4G infrastructure deployment drove stronger profits for Nokia in the third quarter.
Written by Liam Tung, Contributing Writer

Nokia is upbeat about its networking business after reporting strong profit growth in its third quarter, driven by major LTE network deployments in the US and China.

Nokia is finally looking in better shape for investors, with the company reporting a non-IFRS operating profit of €457m in its third quarter, up 33 percent year on year. According to Reuters, analysts had expected an operating profit of €359m. 

Net sales meanwhile reached €3.32bn, up 13 percent year on year.

After shedding its handset business to Microsoft this April, Nokia was left with its Here mapping business, a technology and intellectual property group, and networks, its main revenue earner. The latter delivered non-IFRS operating profit of €397m for the quarter, up 83 percent from €217m a year ago.

Nokia's closely-watched profit margins on its network business also exceeded analysts' expectations of 9.9 percent, according to Reuters, reaching 13.5 percent for the quarter, up on last quarter's 11 percent.

Nokia attributed its improved position to major new LTE network deployments in North America and Greater China, having landed LTE network deals with T-Mobile in the US and China Mobile.

"Networks benefited from some unique developments in the quarter, with a business mix weighted towards Mobile Broadband and regional mix that included strong gains in North America," Rajeev Suri, Nokia's CEO, said in a statement.

The company also gave a brighter full year outlook for its network business, where it expects non-IFRS operating margin to be slightly above 11 percent compared to its previous range of five percent to 10 percent.

After reporting flat net sales growth on its Here mapping business last quarter, Nokia said it had achieved 12 percent year on year growth this quarter, with net sales of €236m. However, profit fell from €21m a year ago to zero for the third quarter of this year.

Nokia also recorded a €1.2bn impairment charge to operating profits related to Here based on its new estimate that the recoverable amount of Here is now €2bn. Nokia has recently bolstered Here with acquisitions of social and analytics focused companies including Medio and Desti. For the quarter, it sold map data licences for embedded navigation systems of 3.2 million new vehicles, slightly down on last quarter's figure of 3.3 million.

Suri said the company was "sharpening Here's strategy" for better balance growth and profitability with a focus especially on the automotive sector. The company also today announced its appointment of Sean Fernback as president of Here. The unit's former CEO, Michael Halberr abruptly this August after a few months in the role.

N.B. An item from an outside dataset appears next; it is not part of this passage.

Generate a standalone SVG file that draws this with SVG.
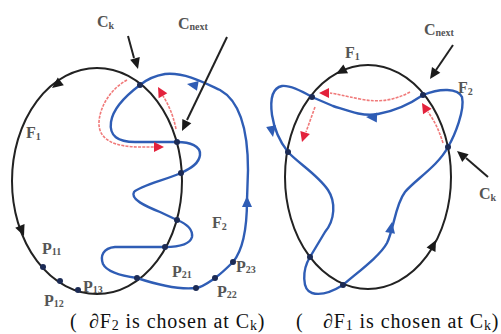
<svg xmlns="http://www.w3.org/2000/svg" xmlns:xlink="http://www.w3.org/1999/xlink" width="501" height="334" viewBox="0 0 501 334">
<style>
.ell{fill:none;stroke:#222;stroke-width:2}
.blue{fill:none;stroke:#2f5db5;stroke-width:2.4;stroke-linejoin:round}
.red{fill:none;stroke:#f07a7a;stroke-width:1.6;stroke-dasharray:3 1.2}
.ptr{stroke:#222;stroke-width:2;fill:none}
.dot{fill:#1c2b55}
.lbl{font-family:"Liberation Serif",serif;font-size:16px;font-weight:bold;fill:#555}
.cap{font-family:"Liberation Serif",serif;font-size:20px;letter-spacing:0.9px;fill:#111}
.ahk{fill:#1a1a1a}
.ahb{fill:#2f5db5}
.ahr{fill:#e3223c}
</style>
<defs>
<path id="ah" d="M0,0 L-11,-5 L-11,5 Z"/>
<path id="ahs" d="M0,0 L-10,-5 L-10,5 Z"/>
</defs>

<g id="left-figure">
<g id="F1-left">
<ellipse class="ell" cx="97" cy="181" rx="85" ry="113"/>
<use href="#ah" class="ahk" transform="translate(52,88) rotate(143)"/>
<use href="#ah" class="ahk" transform="translate(24,236) rotate(68)"/>
</g>
<g id="F2-left">
<path class="blue" d="M140,85 C128,94 113,108 111,122 C109,136 118,142 135,142 L177,142 C190,142 201,146 200,155 C199,164 190,169 181,173 C165,180 140,186 134,192 C130,199 145,206 160,212 L177,220 C187,224 193,230 192,237 C190,244 180,247 165,247 L115,247 C103,248 100,256 103,264 C107,272 122,276 137,278 C155,284 178,290 196,288 C203,287 209,282 215,278 C222,273 228,267 233,262 C243,250 247,230 247,200 L248,170 C248,125 238,100 220,90 C205,83 185,72 165,74 C153,76 146,80 140,85 Z"/>
<use href="#ah" class="ahb" transform="translate(187,84) rotate(190)"/>
<use href="#ah" class="ahb" transform="translate(247,196) rotate(-90)"/>
</g>
<g id="red-left">
<path class="red" d="M127,80 C112,88 100,105 99,122 C98,140 115,147 140,147 L154,147"/>
<use href="#ahs" class="ahr" transform="translate(164,147)"/>
<path class="red" d="M176,129 C173,114 168,104 163,96"/>
<use href="#ahs" class="ahr" transform="translate(158,87) rotate(-120)"/>
</g>
<g id="dots-left">
<circle class="dot" cx="140" cy="85" r="3"/>
<circle class="dot" cx="177" cy="142" r="3"/>
<circle class="dot" cx="181" cy="173" r="3"/>
<circle class="dot" cx="177" cy="220" r="3"/>
<circle class="dot" cx="165" cy="247" r="3"/>
<circle class="dot" cx="137" cy="278" r="3"/>
<circle class="dot" cx="43" cy="267" r="3"/>
<circle class="dot" cx="60" cy="281" r="3"/>
<circle class="dot" cx="78" cy="290" r="3"/>
<circle class="dot" cx="196" cy="288" r="3"/>
<circle class="dot" cx="215" cy="278" r="3"/>
<circle class="dot" cx="233" cy="262" r="3"/>
</g>
<g id="pointers-left">
<line class="ptr" x1="128" y1="36" x2="134" y2="58"/>
<use href="#ah" class="ahk" transform="translate(138,69) rotate(74)"/>
<line class="ptr" x1="227" y1="37" x2="187" y2="120"/>
<use href="#ah" class="ahk" transform="translate(182,131) rotate(116)"/>
</g>
<g id="labels-left">
<text class="lbl" x="97" y="27">C<tspan font-size="10" dy="2">k</tspan></text>
<text class="lbl" x="178" y="29">C<tspan font-size="10" dy="1">next</tspan></text>
<text class="lbl" x="26" y="138">F<tspan font-size="10" dy="2">1</tspan></text>
<text class="lbl" x="42" y="254">P<tspan font-size="10" dy="1">11</tspan></text>
<text class="lbl" x="44" y="306">P<tspan font-size="10" dy="1">12</tspan></text>
<text class="lbl" x="83" y="292">P<tspan font-size="10" dy="1">13</tspan></text>
<text class="lbl" x="172" y="277">P<tspan font-size="10" dy="1">21</tspan></text>
<text class="lbl" x="217" y="297">P<tspan font-size="10" dy="1">22</tspan></text>
<text class="lbl" x="236" y="272">P<tspan font-size="10" dy="1">23</tspan></text>
<text class="lbl" x="212" y="228">F<tspan font-size="10" dy="2">2</tspan></text>
</g>
<text class="cap" x="70" y="328">(</text>
<text class="cap" x="89" y="328">∂F<tspan font-size="14" dy="2">2</tspan><tspan dy="-2"> is chosen at C</tspan><tspan font-size="14" dy="2">k</tspan><tspan dy="-2">)</tspan></text>
</g>

<g id="right-figure">
<g id="F1-right">
<ellipse class="ell" cx="368" cy="177" rx="83" ry="112"/>
<use href="#ah" class="ahk" transform="translate(336,74) rotate(152)"/>
<use href="#ah" class="ahk" transform="translate(436,240) rotate(-63)"/>
</g>
<g id="F2-right">
<path class="blue" d="M423,95 C410,104 395,111 378,114 C362,117 346,110 333,106 L312,97 C300,90 290,85 282,86 C272,88 270,100 272,115 C274,128 280,142 288,152 C298,163 318,175 328,190 C336,202 335,220 325,232 L310,257 C302,270 302,290 312,293 C322,296 335,290 343,285 C358,272 380,256 387,243 C394,229 395,205 405,192 C415,180 438,166 448,147 C455,135 465,110 462,97 C458,88 440,88 423,95 Z"/>
<use href="#ah" class="ahb" transform="translate(366,117) rotate(182)"/>
<use href="#ah" class="ahb" transform="translate(273,137) rotate(80)"/>
<use href="#ah" class="ahb" transform="translate(392,222) rotate(-80)"/>
</g>
<g id="red-right">
<path class="red" d="M410,92 C395,100 380,103 360,99 C345,96 337,94 330,93"/>
<use href="#ahs" class="ahr" transform="translate(319,93) rotate(180)"/>
<path class="red" d="M315,107 L306,132"/>
<use href="#ahs" class="ahr" transform="translate(302,142) rotate(108)"/>
<path class="red" d="M443,143 C439,130 434,120 428,112"/>
<use href="#ahs" class="ahr" transform="translate(422,103) rotate(-122)"/>
</g>
<g id="dots-right">
<circle class="dot" cx="423" cy="95" r="3"/>
<circle class="dot" cx="448" cy="147" r="3"/>
<circle class="dot" cx="312" cy="97" r="3"/>
<circle class="dot" cx="288" cy="152" r="3"/>
<circle class="dot" cx="310" cy="257" r="3"/>
<circle class="dot" cx="343" cy="285" r="3"/>
</g>
<g id="pointers-right">
<line class="ptr" x1="453" y1="45" x2="436" y2="70"/>
<use href="#ah" class="ahk" transform="translate(430,79) rotate(124)"/>
<line class="ptr" x1="488" y1="177" x2="466" y2="158"/>
<use href="#ah" class="ahk" transform="translate(457,151) rotate(-140)"/>
</g>
<g id="labels-right">
<text class="lbl" x="345" y="58">F<tspan font-size="10" dy="2">1</tspan></text>
<text class="lbl" x="424" y="35">C<tspan font-size="10" dy="1">next</tspan></text>
<text class="lbl" x="458" y="93">F<tspan font-size="10" dy="2">2</tspan></text>
<text class="lbl" x="479" y="199">C<tspan font-size="10" dy="2">k</tspan></text>
</g>
<text class="cap" x="296" y="328">(</text>
<text class="cap" x="323" y="328">∂F<tspan font-size="14" dy="2">1</tspan><tspan dy="-2"> is chosen at C</tspan><tspan font-size="14" dy="2">k</tspan><tspan dy="-2">)</tspan></text>
</g>
</svg>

Nokia Technologies, the company's intellectual property unit, also clocked up a nine percent year on year rise in sales, from €140m to €153m, primarily off the back of licensing deals with Microsoft. Operating profit was up 17 percent to €98m.

Nokia ended the quarter with net cash of €5bn, down from €6.5bn last quarter, primarily due to paying out dividends during the quarter, a share repurchase, and acquisitions.